Can we do a study on that too?
hmmmmm. I want to grill two steaks, the same size, and to the same internal temperature on the same grill. Let one rest for ten minutes in a pie pan and cut the other into 4 pieces letting it also rest for ten minutes in a pie pan. Probably also wrap them in tinfoil. Then weigh the released juices at the end.
There is a huge difference between eating a steak that has rested allowing the vapor pressure decrease vs one that hasn't rested even though the internal temperatures in the middle are the same.
edit: I found a video of the experiment https://www.youtube.com/watch?v=pYA8H8KaLNg
I could be wrong on this but I think Kenji was the first prominent writer to debunk this. I bring it up given the context of who all we're talking about.
0 - https://amazingribs.com/more-technique-and-science/more-cook...
1 - https://amazingribs.com/more-technique-and-science/more-cook...
This is debunked. See myth #2 and #4 here:
https://www.seriouseats.com/old-wives-tales-about-cooking-st...
I don't rest meat to keep it juicy. I rest it to finish the cook. It's not quite ready when it comes off the heat.
Now I'll read the rest. :-)
Doesn’t this approach necessarily mean that some of the meat will be cooked longer than other meat?
Adam Ragusea has a video[2] on the topic that goes into more depth, though the same information is repeated across a lot of sources of varying quality if you do a quick web search.

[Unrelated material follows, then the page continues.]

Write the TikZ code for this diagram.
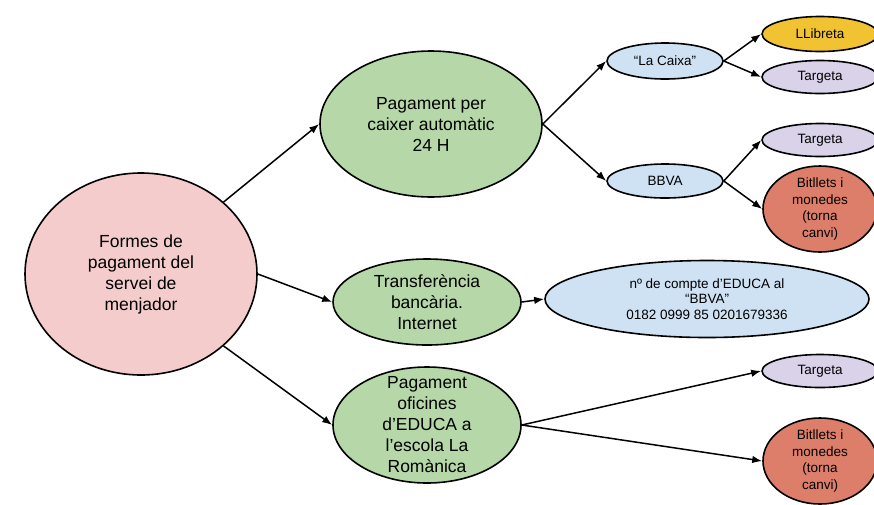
\documentclass[tikz,border=0pt]{standalone}
\usepackage{fontspec}
\setmainfont{Liberation Sans}
\usetikzlibrary{shapes.geometric,arrows.meta}
\definecolor{rosa}{HTML}{F4CCCC}
\definecolor{verd}{HTML}{B6D7A8}
\definecolor{blau}{HTML}{CFE2F3}
\definecolor{groc}{HTML}{F1C232}
\definecolor{lila}{HTML}{D9D2E9}
\definecolor{vermell}{HTML}{DD7E6B}
\begin{document}
\begin{tikzpicture}[x=1pt,y=-1pt,
    bombolla/.style={ellipse,draw=black,line width=1.6pt,inner sep=-30pt,align=center,text=black},
    gran/.style={bombolla,font=\fontsize{17.5}{21}\selectfont},
    petit/.style={bombolla,font=\fontsize{13.5}{16.5}\selectfont,minimum width=116pt},
    fletxa/.style={line width=1.5pt,-{Latex[length=10pt,width=7.5pt]}}]
    \fill[white] (0,0) rectangle (874,504);
    \clip (0,0) rectangle (874,504);
    % arrel
    \node[gran,fill=rosa,minimum width=232pt,minimum height=202pt] (formes) at (141,274) {Formes de\\pagament del\\servei de\\menjador};
    % tres maneres
    \node[gran,fill=verd,minimum width=222pt,minimum height=146pt] (caixer) at (431,124) {Pagament per\\caixer automàtic\\24 H};
    \node[gran,fill=verd,minimum width=188pt,minimum height=86pt] (transf) at (427,302) {Transferència\\bancària.\\Internet};
    \node[gran,fill=verd,minimum width=188pt,minimum height=116pt] (oficines) at (427,425) {Pagament\\oficines\\d’EDUCA a\\l’escola La\\Romànica};
    % bancs
    \node[petit,fill=blau,minimum height=36pt] (lacaixa) at (665,61) {“La Caixa”};
    \node[petit,fill=blau,minimum height=34pt] (bbva) at (665,181) {BBVA};
    \node[bombolla,fill=blau,font=\fontsize{13.5}{15.5}\selectfont,minimum width=324pt,minimum height=77pt] (compte) at (707,299) {nº de compte d’EDUCA al\\“BBVA”\\0182 0999 85 0201679336};
    % fulles
    \node[petit,fill=groc,minimum height=35pt] (llibreta) at (820,34) {LLibreta};
    \node[petit,fill=lila,minimum height=33pt] (targetaA) at (820,77) {Targeta};
    \node[petit,fill=lila,minimum height=33pt] (targetaB) at (820,140) {Targeta};
    \node[petit,fill=vermell,minimum width=114pt,minimum height=86pt] (bitlletsA) at (820,209) {Bitllets i\\monedes\\(torna\\canvi)};
    \node[petit,fill=lila,minimum height=33pt] (targetaC) at (820,371) {Targeta};
    \node[petit,fill=vermell,minimum width=114pt,minimum height=86pt] (bitlletsB) at (820,461) {Bitllets i\\monedes\\(torna\\canvi)};
    % fletxes
    \draw[fletxa] (formes.north east) -- (caixer.west);
    \draw[fletxa] (formes.east) -- (transf.west);
    \draw[fletxa] (formes.south east) -- (oficines.west);
    \draw[fletxa] (caixer.east) -- (lacaixa.west);
    \draw[fletxa] (caixer.east) -- (bbva.west);
    \draw[fletxa] (lacaixa.east) -- (llibreta.west);
    \draw[fletxa] (lacaixa.east) -- (targetaA.west);
    \draw[fletxa] (bbva.east) -- (targetaB.west);
    \draw[fletxa] (bbva.east) -- (bitlletsA.west);
    \draw[fletxa] (transf.east) -- (compte.west);
    \draw[fletxa] (oficines.east) -- (targetaC.west);
    \draw[fletxa] (oficines.east) -- (bitlletsB.west);
\end{tikzpicture}
\end{document}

Yes, this is the exact reason I always rest mine.
When you cook a steak on a cast iron, if you wait to pull it until the internal temp is reached, you'll end up either burning it or drying it out depending on temp.
The best way is to cook it as absolutely hot as possible to get a good sear, then just let it sit. As long as it's fatty enough(or you use enough oil, depending), the center will continue to heat long after you remove it.
You should remove the cake from the oven when the knife comes out slightly dirty. The cake will finish cooking outside the oven.
I like to sear my steaks in a cast iron skillet. I use an induction cooktop and tend to start at medium-high and ramp up to as hot as the stove will get. I think the ramp-up is important to render some of the fat without just letting it all evaporate.
I turn the steaks over frequently (30s intervals), which keeps the inside from cooking too much while the outside gets nice and crispy. I take them off the heat probably 2-3 minutes (but keep flipping! The pan is still really damn hot) before they go into the oven (at 400F).
I take the steaks out when they hit 120 and pull them out of the pan ASAP.
During the “rest” that follows I add pepper and butter to the tops of the steaks. The outsides of these steaks become way, way hotter than the insides. But the size of the layer that is so hot is very thin due to the frequent turning. So they don’t need to rest long, and the temp doesn’t rise too much once they’re out of the oven.